The period after school often brings questions about courses, colleges, entrance exams, and career opportunities. With hundreds of options available, it is easy to feel uncertain about the best path forward.

Career counselling after 12th helps students compare options more systematically and understand how different educational choices may influence future opportunities.

During Graduation

Career decisions do not end once a student enters college. Questions about specializations, higher education, internships, and job opportunities often emerge during graduation.

At this stage, career counselling can support career planning by helping students assess their options, identify suitable pathways, and make decisions that align with their evolving goals and aspirations.

In Essence

Choosing a career has never been about finding a single perfect path. Today’s students are expected to make important decisions in a world filled with opportunities, information, and uncertainty. That can be overwhelming, but it also makes informed decision-making more important than ever.

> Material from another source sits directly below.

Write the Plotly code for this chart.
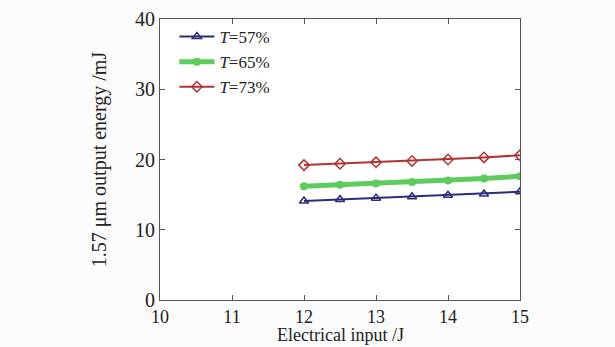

Career counselling is valuable because it helps students understand themselves better, explore possibilities they may not have considered, and connect their educational choices with long-term goals. Its purpose is not to predict the future but to provide clarity where confusion often exists.

The students who make the strongest career decisions are not necessarily those who have all the answers. They are the ones who take the time to understand themselves, explore their options, and move forward with purpose. In the end, the goal is not certainty about every step ahead—it is having enough clarity to take the next one with confidence.